母が決めた結婚相手を後家にしないよう配慮
最後に紹介するのは、爆弾を装着し、敵艦に突入する最初の真珠湾攻撃隊員となった鳥取・米子出身の原田嘉太男さんだ。
嘉太男さんが真珠湾の直前に母のつる子さんに送った手紙には、適齢期を迎えた長男のために結婚の世話をしようとする母に「自分の眼で選びますから安心して下さい」と書いている。

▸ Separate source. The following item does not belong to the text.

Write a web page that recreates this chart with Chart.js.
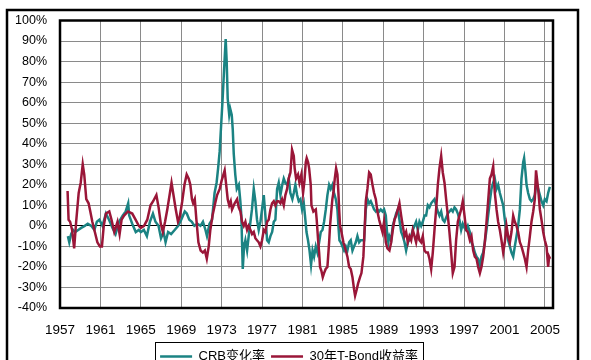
<!DOCTYPE html>
<html><head><meta charset="utf-8">
<script src="https://cdn.jsdelivr.net/npm/chart.js@4/dist/chart.umd.min.js"></script>
<style>html,body{margin:0;padding:0;background:#fff;overflow:hidden;}#wrap{width:591px;height:392px;}</style>
</head><body><div id="wrap"><canvas id="c" width="591" height="392"></canvas></div>
<script>
const seriesNames = ['CRB变化率', '30年T-Bond收益率'];
const yearTicks = [1957,1961,1965,1969,1973,1977,1981,1985,1989,1993,1997,2001,2005];

const crbYears = [
1957.78,1957.92,1958.1,1958.3,1958.5,1958.8,1959.1,1959.45,1959.75,1960.1,1960.4,1960.65,1960.9,1961.2,1961.55,1961.85,1962.2,1962.5,1962.85,1963.2,1963.5,1963.75,1963.85,1964.15,1964.5,1964.8,
1965.0,1965.3,1965.6,1965.9,1966.2,1966.45,1966.75,1967.0,1967.25,1967.45,1967.7,1968.0,1968.35,1968.7,1969.0,1969.35,1969.55,1969.8,
1970.05,1970.3,1970.6,1970.9,1971.15,1971.4,1971.55,1971.8,1972.05,1972.3,1972.5,1972.65,1972.8,1972.95,1973.1,1973.25,1973.4,1973.5,1973.6,1973.75,1973.85,1974.0,1974.1,1974.2,1974.35,1974.5,1974.7,1974.85,1974.95,
1975.02,1975.09,1975.22,1975.35,1975.52,1975.68,1975.85,1976.0,1976.18,1976.34,1976.5,1976.67,1976.84,1977.0,1977.17,1977.33,1977.5,1977.66,1977.83,1978.0,1978.16,1978.32,1978.49,1978.65,1978.82,1979.0,1979.15,1979.3,1979.48,1979.64,1979.8,
1980.0,1980.14,1980.3,1980.47,1980.63,1980.8,1980.96,1981.13,1981.25,1981.4,1981.55,1981.7,1981.85,1982.0,1982.15,1982.32,1982.48,1982.65,1982.81,1982.98,1983.14,1983.31,1983.47,1983.64,1983.8,1983.97,1984.13,1984.3,1984.46,1984.56,1984.66,1984.79,1984.96,
1985.12,1985.29,1985.45,1985.62,1985.78,1985.95,1986.11,1986.28,1986.44,1986.61,1986.77,1986.94,1987.1,1987.27,1987.43,1987.6,1987.76,1987.93,1988.09,1988.26,1988.42,1988.59,1988.75,1988.92,1989.08,1989.25,1989.4,1989.5,1989.61,1989.78,1989.94,
1990.11,1990.27,1990.44,1990.6,1990.77,1990.93,1991.1,1991.26,1991.43,1991.59,1991.76,1991.92,1992.09,1992.25,1992.42,1992.58,1992.75,1992.91,1993.08,1993.24,1993.41,1993.57,1993.74,1993.9,1994.07,1994.23,1994.4,1994.56,1994.73,1994.89,
1995.06,1995.22,1995.39,1995.55,1995.72,1995.88,1996.05,1996.21,1996.38,1996.54,1996.71,1996.87,1997.04,1997.2,1997.37,1997.57,1997.73,1997.9,1998.06,1998.23,1998.39,1998.56,1998.72,1998.89,1999.05,1999.22,1999.38,1999.55,1999.71,1999.88,
2000.04,2000.21,2000.37,2000.54,2000.7,2000.87,2001.03,2001.2,2001.36,2001.53,2001.69,2001.86,2002.02,2002.19,2002.35,2002.52,2002.68,2002.85,2002.94,2003.08,2003.18,2003.34,2003.51,2003.67,2003.84,2004.0,2004.17,2004.33,2004.5,2004.66,2004.83,2004.99,2005.16,2005.32,2005.49
];
const crbValues = [
-5,-8,-4,-2,-3,-2,-1,0,1,0,-2,2,3,0,6,3,-1,-4,2,5,7,11,5,1,-3,-2,
-3,-2,-5,2,6,2,0,-6,-3,-8,-3,-4,-2,0,3,7,6,3,
2,0,1,0,2,-2,-5,1,3,16,21,28,36,49,62,77,91,80,62,54,57,54,47,35,25,18,20,12,5,
-8,-21,-10,-7,-12,-5,2,8,18,12,3,-2,2,8,15,5,-7,-8,-5,-3,2,3,18,21,15,20,23,21,20,23,16,
13,16,20,15,12,13,8,11,5,-3,-7,-12,-19,-12,-15,-10,-13,-8,-3,-2,2,8,15,20,18,20,16,13,8,0,-7,-8,-10,
-12,-10,-12,-8,-7,-12,-10,-8,-5,-8,-7,-7,-7,8,13,11,12,10,8,7,8,7,8,7,8,5,-5,-8,-5,-7,0,
3,6,8,3,-3,-5,-8,-12,-8,-7,-5,-2,0,2,-2,2,0,2,5,5,10,9,11,12,13,10,7,5,7,3,
2,4,6,7,8,7,9,8,6,3,-2,1,-1,-2,0,-3,-8,-10,-13,-15,-16,-20,-15,-13,-8,-2,5,12,18,21,
23,18,20,16,13,10,3,-2,-7,-10,-13,-15,-10,-5,0,8,23,31,33,26,20,16,13,12,13,15,21,18,15,12,10,13,12,16,19
];

const bondYears = [
1957.75,1957.85,1958.0,1958.2,1958.4,1958.6,1958.85,1959.05,1959.25,1959.4,1959.6,1959.83,1960.0,1960.2,1960.45,1960.7,1960.95,1961.15,1961.33,1961.55,1961.88,1962.1,1962.37,1962.69,1962.9,1963.1,1963.34,1963.73,1964.15,1964.48,1964.8,
1965.0,1965.32,1965.64,1965.96,1966.22,1966.54,1966.76,1966.98,1967.18,1967.4,1967.62,1967.88,1968.04,1968.2,1968.46,1968.68,1968.84,1969.1,1969.32,1969.54,1969.74,1969.9,
1970.06,1970.18,1970.34,1970.5,1970.7,1970.92,1971.14,1971.34,1971.53,1971.72,1971.88,1972.1,1972.36,1972.55,1972.81,1973.0,1973.3,1973.45,1973.6,1973.75,1973.9,1974.03,1974.29,1974.53,1974.69,1974.86,
1975.02,1975.19,1975.35,1975.52,1975.68,1975.85,1976.01,1976.18,1976.34,1976.5,1976.67,1976.84,1977.0,1977.17,1977.33,1977.5,1977.66,1977.83,1977.99,1978.16,1978.32,1978.49,1978.65,1978.82,1978.98,1979.15,1979.31,1979.48,1979.64,1979.81,1979.97,
1980.14,1980.23,1980.37,1980.56,1980.7,1980.89,1981.06,1981.2,1981.33,1981.42,1981.56,1981.66,1981.82,1981.89,1982.08,1982.32,1982.41,1982.55,1982.65,1982.74,1982.88,1983.01,1983.14,1983.3,1983.47,1983.64,1983.73,1983.87,1983.96,1984.06,1984.2,1984.33,1984.46,1984.56,1984.63,1984.72,1984.86,
1985.05,1985.29,1985.45,1985.62,1985.78,1985.95,1986.11,1986.21,1986.37,1986.51,1986.7,1986.84,1987.03,1987.17,1987.27,1987.43,1987.6,1987.76,1987.93,1988.09,1988.26,1988.42,1988.59,1988.75,1988.92,1989.08,1989.25,1989.41,1989.61,1989.78,1989.94,
1990.11,1990.27,1990.44,1990.6,1990.77,1990.93,1991.1,1991.26,1991.43,1991.59,1991.76,1991.92,1992.09,1992.25,1992.42,1992.58,1992.75,1992.91,1993.08,1993.24,1993.41,1993.57,1993.74,1993.9,1994.07,1994.23,1994.4,1994.56,1994.73,1994.89,
1995.06,1995.22,1995.39,1995.55,1995.72,1995.88,1996.05,1996.21,1996.38,1996.54,1996.71,1996.87,1997.04,1997.2,1997.37,1997.57,1997.73,1997.9,1998.06,1998.23,1998.39,1998.56,1998.72,1998.89,1999.05,1999.22,1999.38,1999.55,1999.71,1999.88,
2000.04,2000.21,2000.37,2000.54,2000.7,2000.87,2001.03,2001.2,2001.36,2001.53,2001.69,2001.86,2002.02,2002.19,2002.35,2002.52,2002.68,2002.85,2003.01,2003.18,2003.34,2003.51,2003.67,2003.84,2004.0,2004.12,2004.33,2004.5,2004.66,2004.83,2004.99,2005.16,2005.32,2005.42,2005.52
];
const bondValues = [
17,3,2,-2,-11,2,16,21,30,25,13,11,7,2,-3,-8,-10,-10,0,6,7,3,-3,2,-4,3,5,7,6,3,0,
-1,0,3,10,12,15,9,1,-3,2,8,16,21,16,8,2,4,12,20,25,23,20,
13,11,13,3,-8,-12,-13,-12,-16,-10,-2,5,11,15,18,22,27,20,13,10,12,8,11,13,9,7,
2,0,2,-2,0,-2,-4,-3,-6,-7,-8,-10,-7,-2,-3,2,3,8,11,12,10,12,12,11,13,10,15,18,23,26,37,
34,28,23,25,21,25,16,22,31,33,31,28,20,10,7,8,3,-7,-13,-20,-22,-25,-23,-21,-20,-8,0,8,13,16,23,28,25,16,8,0,-3,
-8,-12,-15,-20,-21,-25,-31,-34,-31,-28,-25,-23,-15,0,12,18,26,25,20,16,13,7,3,0,-3,2,-8,-11,-12,-8,-2,
3,5,8,11,5,0,-5,-3,-8,-5,-7,-2,-5,-8,-3,-7,-8,-5,-12,-13,-13,-16,-21,-13,-2,8,20,28,34,26,
21,13,5,-3,-13,-23,-20,-7,2,5,8,12,5,-2,-3,-7,-5,-12,-15,-16,-20,-23,-20,-15,-8,2,12,23,25,29,
16,8,2,-2,-7,-13,-8,0,-5,-8,-3,5,2,0,-3,-8,-10,-13,-16,-20,-12,-5,2,7,13,27,18,8,3,-3,-7,-10,-20,-15,-16
];

const toPoints = (xs, ys) => xs.map((x, i) => ({ x: x, y: ys[i] }));

const framePlugin = {
  id: 'frames',
  afterLayout(chart) {
    const lg = chart.legend;
    if (lg) { lg.left += 12.5; lg.right += 12.5; }
  },
  beforeDraw(chart) {
    const ctx = chart.ctx;
    ctx.save();
    ctx.fillStyle = '#fff';
    ctx.fillRect(0, 0, chart.width, chart.height);
    ctx.strokeStyle = '#000';
    ctx.lineWidth = 2.5;
    ctx.strokeRect(7, 10, 571, 420);
    ctx.restore();
  },
  afterDraw(chart) {
    const ctx = chart.ctx, a = chart.chartArea;
    ctx.save();
    ctx.strokeStyle = '#000';
    ctx.lineWidth = 2.5;
    ctx.strokeRect(a.left, a.top, a.right - a.left, a.bottom - a.top);
    const hb = chart.legend && chart.legend.legendHitBoxes;
    if (hb && hb.length) {
      let l = Infinity, r = -Infinity, t = Infinity;
      hb.forEach(b => { l = Math.min(l, b.left); r = Math.max(r, b.left + b.width); t = Math.min(t, b.top); });
      ctx.lineWidth = 1;
      ctx.strokeRect(Math.round(l - 5) + 0.5, Math.round(t - 8) + 0.5, Math.round(r - l + 10), 30);
    }
    ctx.restore();
  }
};

new Chart(document.getElementById('c'), {
  type: 'line',
  data: {
    datasets: [
      { label: seriesNames[0], data: toPoints(crbYears, crbValues), borderColor: '#1b8383', backgroundColor: '#1b8383', borderWidth: 2.5, pointRadius: 0, tension: 0, order: 1 },
      { label: seriesNames[1], data: toPoints(bondYears, bondValues), borderColor: '#9a1638', backgroundColor: '#9a1638', borderWidth: 2.5, pointRadius: 0, tension: 0, order: 0 }
    ]
  },
  options: {
    responsive: false,
    animation: false,
    layout: { padding: { left: 0, right: 38, top: 20, bottom: 19 } },
    scales: {
      x: {
        type: 'linear', min: 1957, max: 2005.8,
        afterBuildTicks: s => { s.ticks = yearTicks.map(v => ({ value: v })); },
        afterFit: s => { s.height = 36; },
        grid: { color: '#8a8a8a', lineWidth: 1, drawTicks: false },
        border: { display: false },
        ticks: { autoSkip: false, maxRotation: 0, padding: 14, color: '#000', font: { family: 'Liberation Sans', size: 13.5 }, callback: v => String(v) }
      },
      y: {
        min: -40, max: 100,
        afterFit: s => { s.width = 60; },
        grid: { color: c => (c.tick && c.tick.value === 0) ? '#000' : '#8a8a8a', lineWidth: 1, drawTicks: false },
        border: { display: false },
        ticks: { stepSize: 10, padding: 13, color: '#000', font: { family: 'Liberation Sans', size: 12.5 }, callback: v => v + '%' }
      }
    },
    plugins: {
      tooltip: { enabled: false },
      legend: {
        position: 'bottom',
        labels: {
          usePointStyle: true, pointStyle: 'line', pointStyleWidth: 32,
          padding: 6, color: '#000',
          font: { family: "'Liberation Sans', 'Noto Sans CJK SC'", size: 13 },
          sort: (a, b) => a.datasetIndex - b.datasetIndex
        }
      }
    }
  },
  plugins: [framePlugin]
});
</script>
</body></html>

だが、'44年10月、嘉太男さんは自らの意に反し、母の決めた女性・達子さんと結婚する。嘉太男さんの気持ちを、弟の昭さんはこう推し測っている。 「兄は、この戦争を生き抜くことの難しさを骨身に沁みて感じながら、家の長男として跡取りを残すという務めも果たさなければならないと考えたのかもしれません」

愛媛県松山で4ヵ月の新婚生活を送った後、'45年2月、千葉県にある基地への進出を命じられる。最後に与えられた任務は、硫黄島付近にいる敵空母に特攻することだった。
出撃前夜、嘉太男さんは事務方の将校にこう語ったと記録されている。 「私の妻は未だ入籍していないのです。入籍してあれば戦死者の遺族ということで、扶助料なりもらえるそうじゃありませんか。ロクなこともしてやれなかった女房が可哀想でしてねぇ」
それから、苦悶の表情を浮かべながら印鑑を差し出したという。
前年に式を挙げたにもかかわらず入籍していなかったのは、達子さんを後家にしてしまううしろめたさがあったからではないか。死が間近に迫るなか、自分が妻にできることを悩みに悩んだ末、扶助料という形で償う道を選んだのだろう。
夜明け前、事務方の将校が仕事を終えて宿舎へと続く廊下を歩いていると、低い歌声が聞こえてきた。外で嘉太男さんが童謡「赤とんぼ」を歌っていたのだ。歌い終わっても、立ち尽くしたまま動かなかったという。
印鑑を渡したとき「これで私も思い残すことはありません」と話したとされる嘉太男さんだが、二度と見ることのできない夕焼けや故郷の風景に思いを馳せていたのかもしれない。